Name:	frequency-response_sm58.gif
Views:	1
Size:	5.9 KB
ID:	594512

                          Indy, to be pedantic, the SM58 has a cardioid response with its best noise rejection at 180 degrees (directly in front of the singer). The Beta 58 has a supercardioid pattern, with its best noise rejection at the 120 degree marks.

                          Wes

                          Comment


                          • #14
                            Originally posted by indianajo View Post
                            ...the SM58 is unsuitable for 32' stops as it cuts off at 50 hz...I found a used Shure KSM27 condenser mike which has 20 hz response and is a normal cardioid pattern. I'm pleased with the results I'm getting on organ source material, using a camera tripod and shock mount I constructed out of rubber belt material. It does require a mixer or phantom power 48v power supply to boost the signal high enough to go into the line port of a PC.
                            I fervently second what indianajo says here. My disclaimer: I'm a musician, not a sound engineer, but in several churches where I served, I did run the mixing boards for both live performance and recording, including organ music. So I have a bit of practical experience.

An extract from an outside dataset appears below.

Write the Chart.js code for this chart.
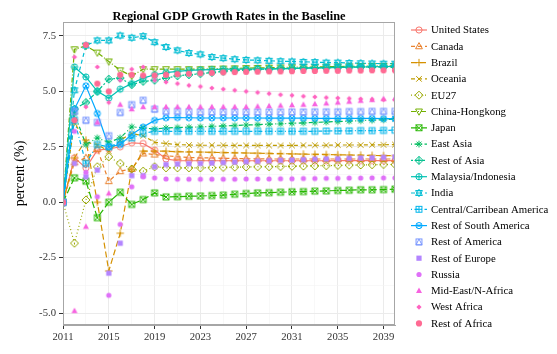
<!DOCTYPE html>
<html><head><meta charset="utf-8">
<script src="https://cdn.jsdelivr.net/npm/chart.js@4.4.0/dist/chart.umd.min.js"></script>
<style>html,body{margin:0;padding:0;background:#fff}#wrap{width:557px;height:354px}</style>
</head><body><div id="wrap"><canvas id="c" width="557" height="354"></canvas></div>
<script>
const years = [2011,2012,2013,2014,2015,2016,2017,2018,2019,2020,2021,2022,2023,2024,2025,2026,2027,2028,2029,2030,2031,2032,2033,2034,2035,2036,2037,2038,2039,2040];

const unitedStates = [0,2.0,1.55,2.35,2.4,2.5,2.68,2.65,2.35,1.95,1.88,1.87,1.87,1.87,1.87,1.87,1.87,1.87,1.87,1.87,1.87,1.87,1.87,1.87,1.88,1.88,1.88,1.88,1.88,1.88];
const canada = [0,1.8,2.0,2.4,0.95,1.4,1.5,2.2,2.15,2.1,2.05,2.02,2.0,2.0,1.98,1.97,1.96,1.96,1.95,1.95,1.95,1.95,1.95,1.95,1.95,1.95,1.95,1.95,1.95,1.95];
const brazil = [0,2.0,2.8,0.0,-3.1,-1.4,1.45,2.3,2.3,2.3,2.28,2.27,2.26,2.25,2.24,2.23,2.22,2.21,2.2,2.19,2.18,2.17,2.16,2.15,2.14,2.13,2.12,2.11,2.1,2.1];
const oceania = [0,3.6,2.7,2.6,2.3,2.8,3.1,3.0,2.7,2.65,2.6,2.58,2.57,2.57,2.57,2.56,2.56,2.56,2.56,2.56,2.56,2.57,2.57,2.57,2.58,2.58,2.58,2.59,2.59,2.6];
const eu27 = [0,-1.85,0.1,1.6,2.05,1.75,1.5,1.4,1.6,1.55,1.55,1.55,1.55,1.56,1.57,1.58,1.59,1.6,1.6,1.61,1.62,1.63,1.64,1.65,1.66,1.67,1.68,1.69,1.7,1.7];
const chinaHongkong = [0,6.9,7.05,6.75,6.35,5.95,5.7,6.0,6.0,6.0,6.0,6.0,6.0,6.02,6.03,6.04,6.05,6.06,6.07,6.08,6.09,6.1,6.1,6.11,6.12,6.13,6.14,6.15,6.15,6.15];
const japan = [0,1.1,0.95,-0.7,0.0,0.45,-0.1,0.12,0.42,0.24,0.25,0.27,0.28,0.3,0.32,0.36,0.39,0.42,0.43,0.45,0.47,0.48,0.5,0.51,0.53,0.54,0.56,0.56,0.57,0.59];
const eastAsia = [0,4.0,2.6,2.9,2.7,2.9,3.4,3.35,3.3,3.35,3.37,3.38,3.4,3.42,3.44,3.46,3.48,3.5,3.52,3.54,3.56,3.58,3.6,3.62,3.64,3.66,3.68,3.7,3.72,3.75];
const restOfAsia = [0,4.2,4.5,5.0,5.55,5.6,5.3,5.45,5.5,5.6,5.7,5.75,5.8,5.85,5.9,5.95,5.97,6.0,6.0,6.02,6.03,6.05,6.06,6.07,6.08,6.09,6.1,6.1,6.1,6.1];
const malaysiaIndonesia = [0,6.1,5.65,5.0,4.7,5.1,5.35,5.6,5.75,5.85,5.9,5.95,5.97,5.98,6.0,6.0,6.0,6.01,6.02,6.03,6.04,6.05,6.06,6.07,6.08,6.09,6.1,6.11,6.12,6.13];
const india = [0,5.05,7.07,7.3,7.3,7.52,7.42,7.49,7.22,7.0,6.85,6.73,6.67,6.55,6.5,6.45,6.42,6.4,6.38,6.36,6.35,6.33,6.32,6.3,6.3,6.28,6.27,6.26,6.25,6.25];
const centralCarribean = [0,3.7,1.75,2.6,2.5,2.7,2.9,3.1,3.2,3.2,3.2,3.2,3.2,3.2,3.2,3.2,3.2,3.2,3.2,3.2,3.2,3.2,3.2,3.21,3.22,3.22,3.23,3.23,3.24,3.25];
const restSouthAmerica = [0,4.2,5.25,4.0,2.5,2.6,3.06,3.39,3.69,3.81,3.82,3.81,3.8,3.8,3.8,3.8,3.8,3.8,3.79,3.79,3.79,3.79,3.78,3.78,3.78,3.78,3.78,3.78,3.77,3.77];
const restOfAmerica = [0,4.1,3.7,3.6,3.0,4.05,4.4,4.6,4.2,4.1,4.1,4.08,4.07,4.07,4.07,4.07,4.07,4.07,4.07,4.07,4.07,4.07,4.08,4.08,4.08,4.09,4.09,4.1,4.1,4.1];
const restOfEurope = [0,1.75,1.15,1.45,-3.2,-1.85,1.2,1.2,1.6,1.7,1.72,1.74,1.75,1.77,1.79,1.81,1.83,1.85,1.87,1.89,1.9,1.92,1.94,1.95,1.96,1.98,1.99,2.0,2.02,2.04];
const russia = [0,3.2,1.35,0.25,-4.2,-1.0,0.7,1.15,1.1,1.05,1.04,1.04,1.04,1.04,1.04,1.04,1.05,1.05,1.05,1.06,1.06,1.07,1.07,1.08,1.08,1.09,1.09,1.1,1.1,1.1];
const midEastNAfrica = [0,-4.9,-1.1,3.6,0.4,4.4,4.2,4.3,4.3,4.3,4.3,4.3,4.3,4.3,4.3,4.3,4.3,4.32,4.34,4.36,4.38,4.4,4.43,4.46,4.5,4.54,4.58,4.62,4.66,4.7];
const westAfrica = [0,6.55,4.3,6.1,4.5,5.5,6.0,6.1,5.5,5.42,5.35,5.27,5.22,5.15,5.1,5.05,5.0,4.95,4.9,4.85,4.82,4.78,4.75,4.72,4.7,4.68,4.66,4.64,4.62,4.6];
const restOfAfrica = [0,3.7,7.1,5.35,5.0,5.75,5.75,5.72,5.72,5.75,5.78,5.8,5.82,5.84,5.86,5.87,5.88,5.89,5.9,5.9,5.91,5.92,5.92,5.93,5.93,5.94,5.94,5.95,5.95,5.95];

const seriesNames = ["United States","Canada","Brazil","Oceania","EU27","China-Hongkong","Japan","East Asia","Rest of Asia","Malaysia/Indonesia","India","Central/Carribean America","Rest of South America","Rest of America","Rest of Europe","Russia","Mid-East/N-Africa","West Africa","Rest of Africa"];
const seriesValues = [unitedStates,canada,brazil,oceania,eu27,chinaHongkong,japan,eastAsia,restOfAsia,malaysiaIndonesia,india,centralCarribean,restSouthAmerica,restOfAmerica,restOfEurope,russia,midEastNAfrica,westAfrica,restOfAfrica];

const yMajorTicks = [-5.0,-2.5,0.0,2.5,5.0,7.5];
const yTickLabels = ["-5.0","-2.5","0.0","2.5","5.0","7.5"];
const yMinorTicks = [-3.75,-1.25,1.25,3.75,6.25];
const xMajorTicks = [2011,2015,2019,2023,2027,2031,2035,2039];
const xTickLabels = ["2011","2015","2019","2023","2027","2031","2035","2039"];
const xMinorTicks = [2013,2017,2021,2025,2029,2033,2037];

// styling (not data)
const colors = ["#F8766D","#E98331","#D59100","#BE9C00","#99A800","#72B000","#26B700","#00BC5E","#00C08D","#00C1B3","#00BDD3","#00B5EB","#00A9FF","#7A97FF","#B385FF","#DF70F8","#F763E0","#FF62C0","#FF6A93"];
const shapes = ["circle","triUp","plus","cross","diamond","triDown","squareCross","asterisk","diamondPlus","circlePlus","star6","squarePlus","circleCross","squareTri","fsquare","fcircle","ftri","fdiamond","fcircleL"];
const dashes = [[],[4,3],[6,3],[4,3],[1,2.5],[5,2,1,2],[7,3],[1,2.5,4,2.5],[2,2,6,2],[],[4,3],[1,2.5,4,2.5],[],null,null,null,null,null,null];
const SERIF = '"Liberation Serif", "Times New Roman", serif';

function drawShape(g, shape, x, y, col) {
  const r = 3.1;
  g.strokeStyle = col; g.fillStyle = col; g.lineWidth = 1; g.setLineDash([]);
  const line = (x1,y1,x2,y2)=>{g.beginPath();g.moveTo(x1,y1);g.lineTo(x2,y2);g.stroke();};
  const poly = (pts, fill)=>{g.beginPath();pts.forEach((p,i)=>i?g.lineTo(p[0],p[1]):g.moveTo(p[0],p[1]));g.closePath(); if(fill) g.fill(); else g.stroke();};
  const circ = (rr, fill)=>{g.beginPath();g.arc(x,y,rr,0,Math.PI*2); if(fill) g.fill(); else g.stroke();};
  const tu = [[x,y-r*1.2],[x-r*1.1,y+r*0.8],[x+r*1.1,y+r*0.8]];
  const td = [[x,y+r*1.2],[x-r*1.1,y-r*0.8],[x+r*1.1,y-r*0.8]];
  const s = r*0.95;
  const plusL = (k)=>{line(x-k,y,x+k,y);line(x,y-k,x,y+k);};
  const crossL = (k)=>{line(x-k,y-k,x+k,y+k);line(x-k,y+k,x+k,y-k);};
  switch(shape) {
    case 'circle': circ(r); break;
    case 'triUp': poly(tu); break;
    case 'plus': plusL(r*1.2); break;
    case 'cross': crossL(r*0.9); break;
    case 'diamond': poly([[x,y-r*1.3],[x+r*1.3,y],[x,y+r*1.3],[x-r*1.3,y]]); break;
    case 'triDown': poly(td); break;
    case 'squareCross': g.strokeRect(x-s,y-s,2*s,2*s); crossL(s); break;
    case 'asterisk': plusL(r*1.1); crossL(r*0.8); break;
    case 'diamondPlus': poly([[x,y-r*1.3],[x+r*1.3,y],[x,y+r*1.3],[x-r*1.3,y]]); plusL(r*1.3); break;
    case 'circlePlus': circ(r); plusL(r); break;
    case 'star6': poly(tu); poly(td); break;
    case 'squarePlus': g.strokeRect(x-s,y-s,2*s,2*s); plusL(s); break;
    case 'circleCross': circ(r); crossL(r*0.7); break;
    case 'squareTri': g.strokeRect(x-s,y-s,2*s,2*s); poly([[x-s,y+s],[x,y-s],[x+s,y+s]]); break;
    case 'fsquare': g.fillRect(x-2.6,y-2.6,5.2,5.2); break;
    case 'fcircle': circ(2.6,true); break;
    case 'ftri': poly([[x,y-3.3],[x-3,y+2.2],[x+3,y+2.2]],true); break;
    case 'fdiamond': poly([[x,y-2.6],[x+2.6,y],[x,y+2.6],[x-2.6,y]],true); break;
    case 'fcircleL': circ(3.1,true); break;
  }
}
function makeMarker(shape, color) {
  const c = document.createElement('canvas');
  c.width = 12; c.height = 12;
  drawShape(c.getContext('2d'), shape, 6, 6, color);
  return c;
}

const lineSets = [], pointSets = [];
seriesNames.forEach((name, i) => {
  const pts = years.map((yr, j) => ({x: yr, y: seriesValues[i][j]}));
  if (dashes[i]) {
    lineSets.push({label: name + ' line', data: pts, borderColor: colors[i], borderWidth: 1.2,
      borderDash: dashes[i], pointRadius: 0, pointHoverRadius: 0, fill: false, tension: 0,
      order: 100 - i, clip: 0});
  }
  pointSets.push({label: name, data: pts, showLine: false, pointStyle: makeMarker(shapes[i], colors[i]),
    pointRadius: 3, pointHoverRadius: 3, order: -i, clip: 0, borderColor: colors[i], backgroundColor: colors[i]});
});

const isMajor = (arr, v) => arr.some(m => Math.abs(m - v) < 1e-6);

const decor = {
  id: 'decor',
  afterDraw(chart) {
    const {ctx, chartArea: a} = chart;
    ctx.save();
    ctx.strokeStyle = '#A6A6A6'; ctx.lineWidth = 1; ctx.setLineDash([]);
    ctx.strokeRect(Math.round(a.left)+0.5, Math.round(a.top)+0.5, Math.round(a.right-a.left)-1, Math.round(a.bottom-a.top)-1);
    // title
    ctx.fillStyle = '#000';
    ctx.font = 'bold 12.4px ' + SERIF;
    ctx.textAlign = 'center'; ctx.textBaseline = 'alphabetic';
    ctx.fillText('Regional GDP Growth Rates in the Baseline', (a.left + a.right) / 2, 20);
    // legend
    ctx.font = '10.8px ' + SERIF;
    ctx.textAlign = 'left'; ctx.textBaseline = 'middle';
    seriesNames.forEach((name, i) => {
      const cy = 30 + i * 16.3;
      if (dashes[i]) {
        ctx.strokeStyle = colors[i]; ctx.lineWidth = 1.2; ctx.setLineDash(dashes[i]);
        ctx.beginPath(); ctx.moveTo(411, cy); ctx.lineTo(427, cy); ctx.stroke();
        ctx.setLineDash([]);
      }
      drawShape(ctx, shapes[i], 419, cy, colors[i]);
      ctx.fillStyle = '#000';
      ctx.fillText(name, 431, cy + 0.5);
    });
    ctx.restore();
  }
};

new Chart(document.getElementById('c'), {
  type: 'line',
  data: {datasets: [...lineSets, ...pointSets]},
  options: {
    responsive: false, animation: false, devicePixelRatio: 1,
    layout: {padding: {left: 8, right: 162, top: 22, bottom: 0}},
    plugins: {legend: {display: false}, title: {display: false}, tooltip: {enabled: false}},
    scales: {
      x: {
        type: 'linear', min: 2011, max: 2040,
        afterBuildTicks: (s) => { s.ticks = [...xMajorTicks, ...xMinorTicks].sort((a,b)=>a-b).map(v => ({value: v})); },
        afterFit: (s) => { s.height = 29; },
        ticks: {autoSkip: false, maxRotation: 0, padding: 2, color: '#333',
          font: {family: SERIF, size: 10.7},
          callback: (v) => { const k = xMajorTicks.indexOf(v); return k >= 0 ? xTickLabels[k] : ''; }},
        grid: {
          color: (c) => isMajor(xMajorTicks, c.tick.value) ? '#EBEBEB' : '#F4F4F4',
          lineWidth: (c) => isMajor(xMajorTicks, c.tick.value) ? 1 : 0.6,
          tickColor: (c) => isMajor(xMajorTicks, c.tick.value) ? '#333' : 'rgba(0,0,0,0)',
          tickLength: 4, drawTicks: true
        },
        border: {display: true, color: '#A6A6A6'}
      },
      y: {
        type: 'linear', min: -5.54, max: 8.13,
        afterBuildTicks: (s) => { s.ticks = [...yMajorTicks, ...yMinorTicks].sort((a,b)=>a-b).map(v => ({value: v})); },
        afterFit: (s) => { s.width = 55; },
        ticks: {autoSkip: false, padding: 3, color: '#333',
          font: {family: SERIF, size: 10.7},
          callback: (v) => { const k = yMajorTicks.findIndex(m => Math.abs(m - v) < 1e-6); return k >= 0 ? yTickLabels[k] : ''; }},
        grid: {
          color: (c) => isMajor(yMajorTicks, c.tick.value) ? '#EBEBEB' : '#F4F4F4',
          lineWidth: (c) => isMajor(yMajorTicks, c.tick.value) ? 1 : 0.6,
          tickColor: (c) => isMajor(yMajorTicks, c.tick.value) ? '#333' : 'rgba(0,0,0,0)',
          tickLength: 4, drawTicks: true
        },
        border: {display: true, color: '#A6A6A6'},
        title: {display: true, text: 'percent (%)', color: '#000', font: {family: SERIF, size: 14}, padding: {top: 4, bottom: 0}}
      }
    }
  },
  plugins: [decor]
});
</script></body></html>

                            Quite awhile back, I had a chance to record on the Harrisburg PA Forum's large Moller pipe organ. Our church sound technician set up an array of three Shure mics, probably SM58s or similar, as they were our go-to vocal mics from the church. The recording was done at a fast speed (for lower tape noise level) on his Sony 10" reel recorder. As I recall, the recording was quite good, except for those passages where I used the 32' pedal stops and really rumbled the floor. You heard little to none of that on the recording, thanks probably to the mics.

                            A few years later, at another church, I worked with a ensemble of acoustic string instruments playing bluegrass-style arrangements of hymns and southern gospel music. Even with a high-end Yamaha mixing board, and a selection of good mics, we had fits trying to record this music--some of the guitars and fiddles had pickups, others didn't, and trying to individually mic and mix this stuff was a nightmare. Finally, someone suggested we try using one or two good condenser mics places several feet away from the entire group. I forget what make/model we used, but it was similar in pickup pattern and freq. response to what indianajo suggests. The results were amazing, even with the Taylor AB3 acoustic bass we used--we placed one of the condenser mics in line with the bass amp, set it so we got an upright bass sound that was at the right volume level with the rest of the group, and it recorded nearly perfectly.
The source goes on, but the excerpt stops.